One by one, bar and helmet lights flicked on. With everyone ready, the "who wants to ridelead?" chatter commenced and B stated he would start out as rideleader. We headed out the back and rode to the guard station. Before dropping B's chin, Rock God was disrided by an errant pine cone. Instead of veering left at the big landing and taking the road back to the horse trails, B turned right and we followed that road down below the dam outlet. We nosed around looking for the trail that crossed the creek and climbed the other side back to the road we had left. Frustrated by trying to walk over slick rocks in cleated cycling shoes, I tried to ride a bit and found that trying to awkwardly dismount from a bike onto slick rocks is even harder than walking on them.
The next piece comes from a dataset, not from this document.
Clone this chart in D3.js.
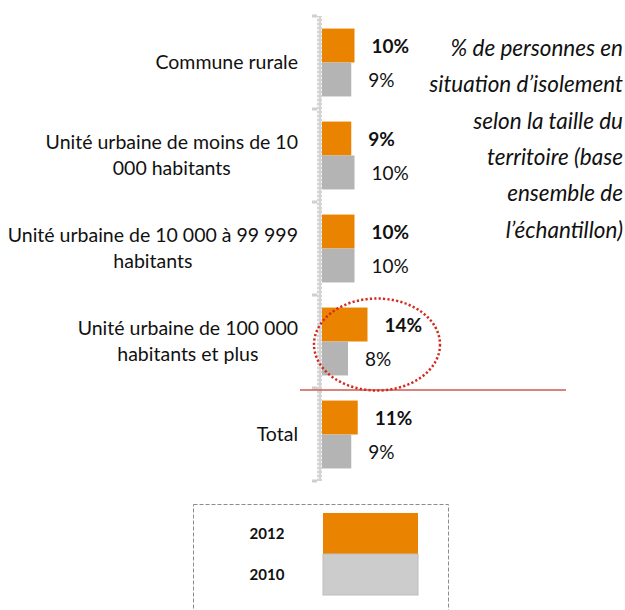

Thud. After Bambi beat a trail back and forth through the brush, and everyone else sidetracked on the road, we found a crossing and pushed the bikes up the down escalator all the way to MET. True adventure ride training.
A classic B route choice we hit Fleming CW to 8A, came back out and climbed Redneck. Dropping the lip Rock God, Xteric, and B all went down. Super tacky soil inspired fast riding. At the lake loop, someone started mumbling about it being 9 already. B started riding CCW, no doubt looking forward to sharing the best piece of lakebed riding he had scoped. None followed. A standoff ended when B returned chastising the pack for shortriding the rideleader. To prove his point, he led us back along the length of horse trail.
The Knott was empty. A few words of apology and Mother Rye didn't mind staying open for us. She even said that if she had to close up she would leave a bucket of tacos and beers waiting for us outside. With adventure sports on the tv, 80s tunes on the hi-fi, and home made salsa gracing the tacos everyone was in high spirits. Xteric recounted a story of when he and his buddy would go hang out at the bottom of the Red Shack Trail and, to the confused amusement of river rafters, would strip down and smear blackberry juice all over themselves, and then..., well some stories are best left at the taco table.